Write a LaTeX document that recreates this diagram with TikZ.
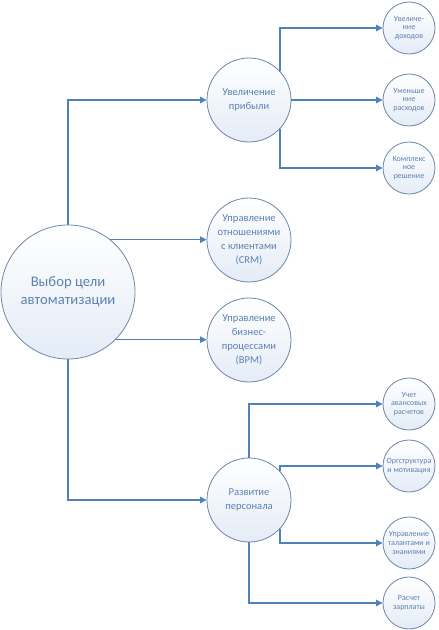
---
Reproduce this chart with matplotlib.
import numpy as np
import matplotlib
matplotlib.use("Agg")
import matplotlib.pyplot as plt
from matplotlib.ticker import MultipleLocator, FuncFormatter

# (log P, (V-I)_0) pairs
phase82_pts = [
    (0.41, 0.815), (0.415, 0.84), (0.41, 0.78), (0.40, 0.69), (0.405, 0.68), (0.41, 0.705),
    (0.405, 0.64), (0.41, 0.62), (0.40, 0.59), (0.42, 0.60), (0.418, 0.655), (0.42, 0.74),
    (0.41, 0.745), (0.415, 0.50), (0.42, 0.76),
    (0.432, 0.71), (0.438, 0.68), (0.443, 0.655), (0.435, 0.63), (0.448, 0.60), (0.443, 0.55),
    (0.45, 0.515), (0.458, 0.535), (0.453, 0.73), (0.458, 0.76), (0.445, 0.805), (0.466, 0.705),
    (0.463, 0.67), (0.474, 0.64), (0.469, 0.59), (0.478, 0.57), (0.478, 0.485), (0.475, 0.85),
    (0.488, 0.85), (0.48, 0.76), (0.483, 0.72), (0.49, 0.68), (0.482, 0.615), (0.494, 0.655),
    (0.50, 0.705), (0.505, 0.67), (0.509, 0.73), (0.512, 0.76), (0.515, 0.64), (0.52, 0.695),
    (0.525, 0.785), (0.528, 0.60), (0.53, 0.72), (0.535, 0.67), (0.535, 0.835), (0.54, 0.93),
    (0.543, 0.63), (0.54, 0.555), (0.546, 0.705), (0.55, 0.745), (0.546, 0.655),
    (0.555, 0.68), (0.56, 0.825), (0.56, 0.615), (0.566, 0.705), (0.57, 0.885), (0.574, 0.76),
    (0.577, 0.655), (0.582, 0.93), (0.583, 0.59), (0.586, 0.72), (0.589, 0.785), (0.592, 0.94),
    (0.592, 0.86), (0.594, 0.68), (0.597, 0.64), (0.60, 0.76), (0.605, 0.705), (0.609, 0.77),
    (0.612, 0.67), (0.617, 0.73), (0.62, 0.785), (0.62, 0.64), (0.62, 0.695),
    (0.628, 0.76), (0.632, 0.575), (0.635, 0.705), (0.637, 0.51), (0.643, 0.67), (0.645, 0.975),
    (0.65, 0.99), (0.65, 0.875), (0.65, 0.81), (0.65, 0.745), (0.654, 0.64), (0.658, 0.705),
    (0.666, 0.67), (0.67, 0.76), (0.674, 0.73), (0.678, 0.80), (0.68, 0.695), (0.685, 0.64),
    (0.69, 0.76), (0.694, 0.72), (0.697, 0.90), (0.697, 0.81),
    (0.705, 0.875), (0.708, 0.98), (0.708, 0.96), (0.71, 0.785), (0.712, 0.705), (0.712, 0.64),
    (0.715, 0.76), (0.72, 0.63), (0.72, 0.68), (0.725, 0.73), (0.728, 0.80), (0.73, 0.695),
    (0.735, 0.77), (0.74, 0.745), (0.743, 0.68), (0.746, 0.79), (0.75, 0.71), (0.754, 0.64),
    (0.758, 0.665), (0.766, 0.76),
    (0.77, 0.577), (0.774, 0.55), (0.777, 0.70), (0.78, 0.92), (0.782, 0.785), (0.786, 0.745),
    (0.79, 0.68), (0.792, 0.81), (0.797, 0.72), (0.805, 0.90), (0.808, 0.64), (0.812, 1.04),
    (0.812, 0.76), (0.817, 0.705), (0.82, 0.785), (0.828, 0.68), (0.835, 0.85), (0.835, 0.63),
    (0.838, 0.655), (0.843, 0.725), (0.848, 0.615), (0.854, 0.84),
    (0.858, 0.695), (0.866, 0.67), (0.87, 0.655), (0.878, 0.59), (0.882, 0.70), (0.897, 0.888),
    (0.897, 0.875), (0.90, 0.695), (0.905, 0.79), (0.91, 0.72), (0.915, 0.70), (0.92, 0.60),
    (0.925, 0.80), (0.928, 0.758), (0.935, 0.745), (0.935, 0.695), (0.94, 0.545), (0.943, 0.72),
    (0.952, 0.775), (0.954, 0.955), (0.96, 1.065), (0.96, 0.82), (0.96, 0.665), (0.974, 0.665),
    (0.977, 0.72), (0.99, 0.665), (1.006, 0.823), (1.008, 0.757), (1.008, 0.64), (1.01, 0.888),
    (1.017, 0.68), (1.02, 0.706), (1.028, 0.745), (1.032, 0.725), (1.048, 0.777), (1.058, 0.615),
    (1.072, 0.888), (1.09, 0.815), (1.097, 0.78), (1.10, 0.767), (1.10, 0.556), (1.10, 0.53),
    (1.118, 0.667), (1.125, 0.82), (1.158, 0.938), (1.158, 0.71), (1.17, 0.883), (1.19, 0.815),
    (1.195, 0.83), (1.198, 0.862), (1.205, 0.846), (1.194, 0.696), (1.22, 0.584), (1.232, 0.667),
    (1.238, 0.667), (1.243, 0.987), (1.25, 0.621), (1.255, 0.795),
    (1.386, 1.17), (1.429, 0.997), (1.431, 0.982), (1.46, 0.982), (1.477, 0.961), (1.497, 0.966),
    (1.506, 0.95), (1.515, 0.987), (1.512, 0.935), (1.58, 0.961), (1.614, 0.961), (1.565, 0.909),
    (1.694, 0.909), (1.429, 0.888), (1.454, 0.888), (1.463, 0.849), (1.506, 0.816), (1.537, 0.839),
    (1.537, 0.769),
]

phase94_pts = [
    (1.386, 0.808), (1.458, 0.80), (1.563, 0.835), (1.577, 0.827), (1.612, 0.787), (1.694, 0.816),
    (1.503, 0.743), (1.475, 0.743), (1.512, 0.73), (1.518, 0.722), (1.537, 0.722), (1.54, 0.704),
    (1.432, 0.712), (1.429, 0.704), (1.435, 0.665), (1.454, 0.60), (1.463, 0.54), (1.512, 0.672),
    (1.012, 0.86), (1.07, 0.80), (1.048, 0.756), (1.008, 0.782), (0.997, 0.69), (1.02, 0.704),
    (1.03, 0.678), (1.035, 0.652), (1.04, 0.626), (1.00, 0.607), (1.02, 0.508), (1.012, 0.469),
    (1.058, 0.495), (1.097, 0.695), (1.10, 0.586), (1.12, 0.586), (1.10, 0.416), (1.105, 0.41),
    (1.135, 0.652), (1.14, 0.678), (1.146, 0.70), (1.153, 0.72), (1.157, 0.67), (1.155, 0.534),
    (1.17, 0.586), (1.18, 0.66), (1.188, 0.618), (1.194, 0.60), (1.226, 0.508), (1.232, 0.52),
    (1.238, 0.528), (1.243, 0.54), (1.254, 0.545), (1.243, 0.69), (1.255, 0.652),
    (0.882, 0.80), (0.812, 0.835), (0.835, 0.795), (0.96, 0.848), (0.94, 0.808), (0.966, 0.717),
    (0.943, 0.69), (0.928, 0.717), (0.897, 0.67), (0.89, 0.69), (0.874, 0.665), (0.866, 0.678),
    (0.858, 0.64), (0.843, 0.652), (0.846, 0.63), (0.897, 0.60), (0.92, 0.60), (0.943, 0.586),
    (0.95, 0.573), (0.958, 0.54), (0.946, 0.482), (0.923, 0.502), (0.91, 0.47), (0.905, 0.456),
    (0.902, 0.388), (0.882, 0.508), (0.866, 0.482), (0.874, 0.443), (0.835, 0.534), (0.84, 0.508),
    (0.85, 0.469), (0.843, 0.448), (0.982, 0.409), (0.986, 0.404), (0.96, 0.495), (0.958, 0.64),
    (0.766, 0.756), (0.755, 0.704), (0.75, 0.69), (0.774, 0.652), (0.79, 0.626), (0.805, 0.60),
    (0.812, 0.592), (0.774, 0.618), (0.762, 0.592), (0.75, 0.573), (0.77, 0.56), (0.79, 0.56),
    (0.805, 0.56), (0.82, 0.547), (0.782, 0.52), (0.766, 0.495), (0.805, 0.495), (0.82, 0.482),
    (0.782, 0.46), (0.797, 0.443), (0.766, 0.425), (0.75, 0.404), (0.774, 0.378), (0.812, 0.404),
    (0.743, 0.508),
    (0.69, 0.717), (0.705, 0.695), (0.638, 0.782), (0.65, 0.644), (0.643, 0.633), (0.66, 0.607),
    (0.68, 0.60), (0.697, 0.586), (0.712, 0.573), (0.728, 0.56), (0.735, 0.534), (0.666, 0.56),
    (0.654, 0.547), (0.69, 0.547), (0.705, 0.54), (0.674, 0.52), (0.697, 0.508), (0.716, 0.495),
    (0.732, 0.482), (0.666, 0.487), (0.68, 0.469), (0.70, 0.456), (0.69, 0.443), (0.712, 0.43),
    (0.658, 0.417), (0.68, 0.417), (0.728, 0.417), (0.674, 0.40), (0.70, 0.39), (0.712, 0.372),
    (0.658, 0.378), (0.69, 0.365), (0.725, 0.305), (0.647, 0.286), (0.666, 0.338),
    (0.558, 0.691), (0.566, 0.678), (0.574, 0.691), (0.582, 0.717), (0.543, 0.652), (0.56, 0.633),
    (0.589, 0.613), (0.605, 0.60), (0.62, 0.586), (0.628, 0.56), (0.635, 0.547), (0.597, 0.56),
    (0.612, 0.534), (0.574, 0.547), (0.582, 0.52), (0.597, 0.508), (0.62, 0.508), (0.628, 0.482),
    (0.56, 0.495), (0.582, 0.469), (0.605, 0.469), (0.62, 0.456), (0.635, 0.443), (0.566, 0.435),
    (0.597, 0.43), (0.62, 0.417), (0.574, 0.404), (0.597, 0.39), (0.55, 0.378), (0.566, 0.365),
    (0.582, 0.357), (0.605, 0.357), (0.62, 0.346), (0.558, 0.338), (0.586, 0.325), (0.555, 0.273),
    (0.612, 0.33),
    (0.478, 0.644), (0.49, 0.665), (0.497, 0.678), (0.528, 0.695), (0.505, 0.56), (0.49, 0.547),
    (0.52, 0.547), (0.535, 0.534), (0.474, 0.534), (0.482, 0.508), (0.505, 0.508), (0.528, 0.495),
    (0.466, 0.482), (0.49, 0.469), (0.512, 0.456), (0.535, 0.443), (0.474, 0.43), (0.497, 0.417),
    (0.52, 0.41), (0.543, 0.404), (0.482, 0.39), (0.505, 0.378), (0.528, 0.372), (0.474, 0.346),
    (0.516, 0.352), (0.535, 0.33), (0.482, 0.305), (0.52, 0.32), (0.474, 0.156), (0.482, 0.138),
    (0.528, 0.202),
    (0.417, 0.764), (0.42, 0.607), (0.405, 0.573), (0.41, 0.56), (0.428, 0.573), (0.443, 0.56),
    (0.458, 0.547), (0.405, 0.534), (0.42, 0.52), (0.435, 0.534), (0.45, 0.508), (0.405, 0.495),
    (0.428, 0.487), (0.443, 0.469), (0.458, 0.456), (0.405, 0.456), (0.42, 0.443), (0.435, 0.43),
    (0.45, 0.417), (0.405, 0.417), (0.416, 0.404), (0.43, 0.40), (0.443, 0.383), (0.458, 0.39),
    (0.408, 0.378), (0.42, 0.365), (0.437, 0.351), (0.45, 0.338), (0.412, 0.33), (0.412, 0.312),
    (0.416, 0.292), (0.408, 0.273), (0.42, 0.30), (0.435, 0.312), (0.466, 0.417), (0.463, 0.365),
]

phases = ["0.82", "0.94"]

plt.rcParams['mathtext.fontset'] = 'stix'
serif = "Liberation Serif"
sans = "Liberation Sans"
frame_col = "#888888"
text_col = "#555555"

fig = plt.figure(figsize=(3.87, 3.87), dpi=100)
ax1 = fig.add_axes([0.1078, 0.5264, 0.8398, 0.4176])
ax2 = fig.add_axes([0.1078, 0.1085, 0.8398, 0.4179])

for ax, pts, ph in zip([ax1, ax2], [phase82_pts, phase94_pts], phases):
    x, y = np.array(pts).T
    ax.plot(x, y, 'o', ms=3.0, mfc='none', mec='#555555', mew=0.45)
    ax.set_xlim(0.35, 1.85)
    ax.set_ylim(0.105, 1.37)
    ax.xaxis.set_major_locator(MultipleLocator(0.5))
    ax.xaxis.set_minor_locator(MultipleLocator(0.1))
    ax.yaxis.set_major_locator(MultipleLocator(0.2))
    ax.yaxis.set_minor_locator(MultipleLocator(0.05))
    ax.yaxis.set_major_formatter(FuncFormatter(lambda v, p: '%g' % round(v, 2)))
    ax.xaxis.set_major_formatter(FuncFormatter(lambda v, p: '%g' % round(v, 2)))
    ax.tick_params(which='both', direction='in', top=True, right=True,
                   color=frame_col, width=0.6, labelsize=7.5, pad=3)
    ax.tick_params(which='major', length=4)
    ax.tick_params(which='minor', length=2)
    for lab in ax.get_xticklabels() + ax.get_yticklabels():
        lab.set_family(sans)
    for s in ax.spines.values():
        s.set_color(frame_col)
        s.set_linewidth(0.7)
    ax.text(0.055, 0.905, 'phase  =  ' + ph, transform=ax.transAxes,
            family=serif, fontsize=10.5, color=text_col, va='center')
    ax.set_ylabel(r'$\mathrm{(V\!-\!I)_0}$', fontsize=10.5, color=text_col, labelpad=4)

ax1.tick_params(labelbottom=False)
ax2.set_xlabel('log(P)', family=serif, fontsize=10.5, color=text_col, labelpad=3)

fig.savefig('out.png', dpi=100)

**AIM OF THE TASK:** Among the records above, extract exactly the lines from the line with "Reproduce this chart with matplotlib." to the line with "from matplotlib.ticker import", both lines included, and leave out the rest.

**WRITTEN REPLY:**
Reproduce this chart with matplotlib.
import numpy as np
import matplotlib
matplotlib.use("Agg")
import matplotlib.pyplot as plt
from matplotlib.ticker import MultipleLocator, FuncFormatter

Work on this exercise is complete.